Some, such as Hunt, think this intolerance in parts of the senior community is based on a lack of information. So, she works to educate people not just about the presence of gay elders, but also about how many issues facing all seniors, such as health care and financial planning, can be more complicated for gays. Same-sex couples are unable to take advantage of many of the support systems that federal and state governments have created to provide for elderly couples.
For example, Social Security pays survivor benefits to widows and widowers, but not to a same-sex partner. Medicaid protects the family home when a spouse has to enter a nursing home, but no such protections exist for same-sex partners.
Gail Horowitz, a Boston lawyer who specializes in elder law and estate planning, said there are several documents that gay couples should have to establish basic rights such as hospital and nursing home visitations, burial preferences, and inheritance - all issues of concern to most aging seniors.
But even this paperwork, which can cost couples between $1,000 and $4,500 to create, is not absolute insurance. Horowitz said that even when she draws up legal documents, such as health-care proxies and powers of attorney, couples can never be 100 percent sure they are protected. Because a legal statute gives these powers to next of kin, family members could contest the documents.
Horowitz said there is no legal paperwork to get around inheritance-tax laws. A married person can die and leave everything to his spouse without being taxed, she explained, but if a gay man leaves everything to his partner of 30 years, estate taxes will be charged.

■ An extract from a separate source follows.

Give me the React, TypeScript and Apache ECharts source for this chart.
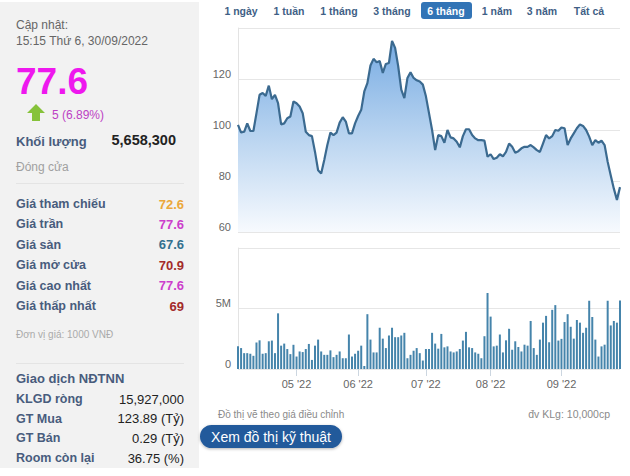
import React, { useEffect, useRef } from "react";
import * as echarts from "echarts";

// ---- trading days (Apr–Sep 2022) ----
const aprDays = [4, 5, 6, 7, 8, 12, 13, 14, 15, 18, 19, 20, 21, 22, 25, 26, 27, 28, 29];
const mayDays = [4, 5, 6, 9, 10, 11, 12, 13, 16, 17, 18, 19, 20, 23, 24, 25, 26, 27, 30, 31];
const junDays = [1, 2, 3, 6, 7, 8, 9, 10, 13, 14, 15, 16, 17, 20, 21, 22, 23, 24, 27, 28, 29, 30];
const julDays = [1, 4, 5, 6, 7, 8, 11, 12, 13, 14, 15, 18, 19, 20, 21, 22, 25, 26, 27, 28, 29];
const augDays = [1, 2, 3, 4, 5, 8, 9, 10, 11, 12, 15, 16, 17, 18, 19, 22, 23, 24, 25, 26, 29, 30, 31];
const sepDays = [5, 6, 7, 8, 9, 12, 13, 14, 15, 16, 19, 20, 21, 22, 23, 26, 27, 28, 29, 30];

// ---- closing price (1000 VND) ----
const closePrices = [
  102, 99, 99.3, 102.6, 99.6, 99.6, 106.6, 113.8, 114.5, 113.4,
  117.4, 112.1, 113.8, 110.5, 102.2, 102.6, 104.6, 105.3, 111.2, 110.5,
  109.2, 106.6, 99.3, 98, 97.6, 91.4, 84.2, 82.9, 88.2, 94.1,
  99, 98, 99, 102.9, 105, 103.3, 98.7, 98.7, 102.6, 105.5,
  107.9, 115.1, 118.4, 125.3, 127.9, 126.6, 127, 122.4, 125.9, 126.3,
  134.9, 132.2, 125, 115.8, 112.5, 120.4, 122.6, 120.4, 119.5, 119,
  117.8, 113.2, 106.6, 100, 92.1, 98, 97.6, 95, 100, 97.1,
  96.7, 95.4, 93.2, 97.6, 100.3, 100.3, 98, 96.7, 96, 96,
  95.8, 89.5, 90.5, 88.6, 89.1, 90.5, 89.7, 91.4, 94.7, 93.4,
  91.1, 91.7, 92.8, 93.4, 93.4, 94.1, 93.2, 92.1, 91.4, 94.7,
  98, 96.7, 97.6, 100, 99.7, 101, 100.7, 94.1, 96.7, 98.7,
  100.7, 102.2, 101.6, 100, 97.4, 94.1, 96, 95, 95.8, 94.1,
  87.5, 82.2, 77, 72.6, 77.6,
];

// ---- volume (million shares) ----
const volumesM = [
  1.87, 1.73, 1.31, 1.31, 1.26, 1.09, 2.2, 2.37, 1.26, 1.31,
  2.29, 2.35, 1.31, 4.6, 1.93, 2.1, 1.65, 1.23, 2.0, 1.03,
  1.45, 1.4, 1.65, 2.07, 0.75, 1.93, 2.43, 1.45, 1.17, 1.17,
  1.54, 0.98, 1.17, 1.45, 0.89, 0.89, 2.85, 1.03, 1.26, 1.51,
  1.93, 0.25, 4.53, 2.43, 1.37, 1.37, 3.41, 2.51, 1.73, 2.77,
  3.41, 2.63, 2.63, 2.77, 2.99, 0.89, 1.17, 1.51, 1.73, 1.31,
  0.7, 1.65, 1.65, 2.99, 2.1, 1.68, 2.9, 1.79, 1.87, 1.45,
  1.37, 1.45, 1.65, 2.35, 3.07, 1.79, 1.73, 1.37, 1.26, 0.89,
  2.71, 6.28, 4.33, 1.87, 1.93, 2.85, 1.37, 2.37, 3.32, 1.59,
  2.29, 1.82, 1.45, 2.01, 1.93, 3.97, 1.73, 1.17, 2.43, 3.83,
  4.39, 2.21, 4.89, 5.28, 2.35, 2.49, 3.88, 4.53, 3.49, 2.51,
  4.05, 3.83, 2.99, 3.41, 5.64, 4.3, 2.43, 1.03, 1.87, 2.01,
  5.64, 3.6, 3.97, 3.83, 5.66,
];

// ---- axis ticks ----
const priceTicks = [60, 80, 100, 120, 140];
const volumeTicks = [0, 5, 10];

// ---- side panel texts ----
const rangeTabs = ["1 ngày", "1 tuần", "1 tháng", "3 tháng", "6 tháng", "1 năm", "3 năm", "Tất cả"];
const rangeTabX = [241, 289, 339, 392, 446, 497, 542, 589];
const activeTab = "6 tháng";
const priceRowLabels = ["Giá tham chiếu", "Giá trần", "Giá sàn", "Giá mở cửa", "Giá cao nhất", "Giá thấp nhất"];
const priceRowValues = ["72.6", "77.6", "67.6", "70.9", "77.6", "69"];
const priceRowColors = ["#eba73a", "#cc3fcc", "#33708f", "#a32a2a", "#cc3fcc", "#a32a2a"];
const foreignLabels = ["KLGD ròng", "GT Mua", "GT Bán", "Room còn lại"];
const foreignValues = ["15,927,000", "123.89 (Tỷ)", "0.29 (Tỷ)", "36.75 (%)"];

const pad = (d: number) => (d < 10 ? "0" + d : "" + d);
const categories = [
  ...aprDays.map((d) => `2022-04-${pad(d)}`),
  ...mayDays.map((d) => `2022-05-${pad(d)}`),
  ...junDays.map((d) => `2022-06-${pad(d)}`),
  ...julDays.map((d) => `2022-07-${pad(d)}`),
  ...augDays.map((d) => `2022-08-${pad(d)}`),
  ...sepDays.map((d) => `2022-09-${pad(d)}`),
];
const monthStart = new Set<number>();
categories.forEach((c, i) => {
  if (i > 0 && c.slice(5, 7) !== categories[i - 1].slice(5, 7)) monthStart.add(i);
});

const FF = '"Liberation Sans", Arial, sans-serif';
const SLATE = "#485c7d";

function txt(x: number, y: number, text: string, font: string, fill: string, align = "left") {
  return {
    type: "text",
    x,
    y,
    silent: true,
    style: { text, font, fill, align, verticalAlign: "middle" },
  };
}

export default function App() {
  const ref = useRef<HTMLDivElement>(null);
  useEffect(() => {
    if (!ref.current) return;
    const chart = echarts.init(ref.current, undefined, { renderer: "svg" });

    const graphics: any[] = [];
    // left panel
    graphics.push({ type: "rect", z: -10, silent: true, shape: { x: 0, y: 2, width: 199, height: 466 }, style: { fill: "#f2f2f2" } });
    graphics.push(txt(16, 25, "Cập nhật:", `12px ${FF}`, "#666"));
    graphics.push(txt(16, 41, "15:15 Thứ 6, 30/09/2022", `12px ${FF}`, "#666"));
    graphics.push(txt(16, 81, "77.6", `bold 37px ${FF}`, "#ee18ee"));
    graphics.push({
      type: "polygon",
      silent: true,
      shape: { points: [[36, 104], [45, 113], [40, 113], [40, 121], [32, 121], [32, 113], [27, 113]] },
      style: { fill: "#86c23a" },
    });
    graphics.push(txt(52, 115, "5 (6.89%)", `12px ${FF}`, "#bd3fc4"));
    graphics.push(txt(16, 141, "Khối lượng", `bold 13px ${FF}`, SLATE));
    graphics.push(txt(176, 140, "5,658,300", `bold 14.5px ${FF}`, "#222", "right"));
    graphics.push(txt(16, 167, "Đóng cửa", `12px ${FF}`, "#a0a0a0"));
    graphics.push({ type: "line", silent: true, shape: { x1: 16, y1: 183.5, x2: 184, y2: 183.5 }, style: { stroke: "#e4e4e4", lineWidth: 1 } });
    priceRowLabels.forEach((l, i) => {
      const y = 204 + i * 20.4;
      graphics.push(txt(16, y, l, `bold 12.5px ${FF}`, SLATE));
      graphics.push(txt(184, y, priceRowValues[i], `bold 13px ${FF}`, priceRowColors[i], "right"));
    });
    graphics.push(txt(16, 334, "Đơn vị giá: 1000 VNĐ", `10px ${FF}`, "#aaa"));
    graphics.push({ type: "line", silent: true, shape: { x1: 16, y1: 363.5, x2: 184, y2: 363.5 }, style: { stroke: "#e4e4e4", lineWidth: 1 } });
    graphics.push(txt(16, 378, "Giao dịch NĐTNN", `bold 13px ${FF}`, SLATE));
    foreignLabels.forEach((l, i) => {
      const y = 399 + i * 19.7;
      graphics.push(txt(16, y, l, `bold 12.5px ${FF}`, SLATE));
      graphics.push(txt(184, y, foreignValues[i], `13px ${FF}`, "#222", "right"));
    });

    // range tabs
    rangeTabs.forEach((t, i) => {
      const active = t === activeTab;
      if (active) {
        graphics.push({ type: "rect", silent: true, shape: { x: 421, y: 2, width: 51, height: 17, r: 3 }, style: { fill: "#3274b6" } });
      }
      graphics.push(txt(rangeTabX[i], 11, t, `bold 10.5px ${FF}`, active ? "#fff" : "#3f5f86", "center"));
    });

    // footnotes
    graphics.push(txt(218, 414, "Đồ thị vẽ theo giá điều chỉnh", `10px ${FF}`, "#8a8a8a"));
    graphics.push(txt(610, 414, "đv KLg: 10,000cp", `10.5px ${FF}`, "#8a8a8a", "right"));
    graphics.push({
      type: "rect",
      silent: true,
      shape: { x: 200, y: 425, width: 142, height: 23, r: 11.5 },
      style: { fill: "#245a9b", shadowBlur: 3, shadowColor: "rgba(0,0,0,0.3)", shadowOffsetY: 1 },
    });
    graphics.push(txt(271, 436.5, "Xem đồ thị kỹ thuật", `14px ${FF}`, "#fff", "center"));

    const axisLabelStyle = { color: "#666", fontSize: 11, fontFamily: FF };

    chart.setOption({
      animation: false,
      textStyle: { fontFamily: FF },
      graphic: graphics,
      grid: [
        { left: 238, top: 28, width: 382, height: 204 },
        { left: 238, top: 248, width: 382, height: 121 },
      ],
      xAxis: [
        {
          type: "category",
          gridIndex: 0,
          data: categories,
          boundaryGap: false,
          axisLine: { show: false },
          axisTick: { show: false },
          axisLabel: { show: false },
        },
        {
          type: "category",
          gridIndex: 1,
          data: categories,
          boundaryGap: false,
          axisLine: { show: false },
          axisTick: {
            show: true,
            length: 7,
            interval: (idx: number) => monthStart.has(idx),
            lineStyle: { color: "#ccd6e0" },
          },
          axisLabel: {
            ...axisLabelStyle,
            margin: 9,
            interval: (idx: number) => monthStart.has(idx),
            formatter: (v: string) => `${v.slice(5, 7)} '${v.slice(2, 4)}`,
          },
        },
      ],
      yAxis: [
        {
          type: "value",
          gridIndex: 0,
          min: priceTicks[0],
          max: priceTicks[priceTicks.length - 1],
          interval: 20,
          axisLine: { show: true, lineStyle: { color: "#e3e3e3" } },
          axisTick: { show: false },
          splitLine: { show: true, lineStyle: { color: "#e6e6e6" } },
          axisLabel: { ...axisLabelStyle, margin: 7, verticalAlign: "bottom", showMaxLabel: false },
        },
        {
          type: "value",
          gridIndex: 1,
          min: volumeTicks[0],
          max: volumeTicks[volumeTicks.length - 1],
          interval: 5,
          axisLine: { show: true, lineStyle: { color: "#e3e3e3" } },
          axisTick: { show: false },
          splitLine: { show: true, lineStyle: { color: "#e6e6e6" } },
          axisLabel: {
            ...axisLabelStyle,
            margin: 7,
            verticalAlign: "bottom",
            showMaxLabel: false,
            formatter: (v: number) => (v === 0 ? "0" : `${v}M`),
          },
        },
      ],
      series: [
        {
          type: "line",
          xAxisIndex: 0,
          yAxisIndex: 0,
          data: closePrices,
          showSymbol: false,
          lineStyle: { color: "#3b6a90", width: 2.2 },
          areaStyle: {
            opacity: 1,
            color: new echarts.graphic.LinearGradient(0, 0, 0, 1, [
              { offset: 0, color: "#78ace3" },
              { offset: 0.5, color: "#b9d4f0" },
              { offset: 1, color: "#f7fafe" },
            ]),
          },
        },
        {
          type: "bar",
          xAxisIndex: 1,
          yAxisIndex: 1,
          data: volumesM,
          barWidth: 2,
          itemStyle: { color: "#4584ab" },
        },
      ],
    });
    return () => chart.dispose();
  }, []);
  return (
    <div
      ref={ref}
      style={{ position: "absolute", left: 0, top: 0, width: 630, height: 476, background: "#fff" }}
    />
  );
}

“You can have every document you want in place,” Horowitz said, “but if you’re not a spouse, you’re not family.”
And, although the right to marry could solve all of these legal and financial discrepancies, marriage is a complicated issue for some in the older gay community. Phil said that, although he and John already consider themselves married, they don’t know if they would choose to tie the knot officially.
According to Ed Ford, 60, president of the Boston Prime Timers, a social club for hundreds of older gay men throughout New England, some older gay couples are hesitant about marriage because it makes the relationship a matter of public record. And after a lifetime of trying to protect themselves, some gay seniors might not want to take the risk of revealing their orientation - even if same-sex marriages do become legal.
“They’ve lived a lot of their lives in the closet,” he said. “They’ve lived their lives trying to get away from the cameras.” Ford himself, however, hopes to marry his partner of 14 years next year.
One lesbian in her late 50s who lives in the western suburbs and declined to give her name plans to marry her partner of 25 years as soon as she can. For her, gaining the right to marry is not about financial and legal matters as much as it is about feeling like a second-class citizen.
“There are privileges inherent in the word ‘marriage,’ and I am not going to be approached as a spouse without it,” she said, adding that, in considering marriage, gay couples shouldn’t w orry about causing discomfort to others.
At the Needham Senior Center, one audience member asked Hunt what the seniors could do at their center to make the place more open and welcoming to gay and lesbian elders. She suggested prominently displaying a mission statement declaring the center’s dedication to serving seniors regardless of sexual orientation, and murmurs of approval rippled through the audience.
Director Sharon Lally said that the center is up for reaccreditation this year. As part of the process that runs through June, she said a committee will look into the mission statement, which currently makes no mention of race, gender, or sexual orientation.
“They’ll be looking with an eye for gender bias and sexual orientation bias and make sure we’ve addressed these issues.”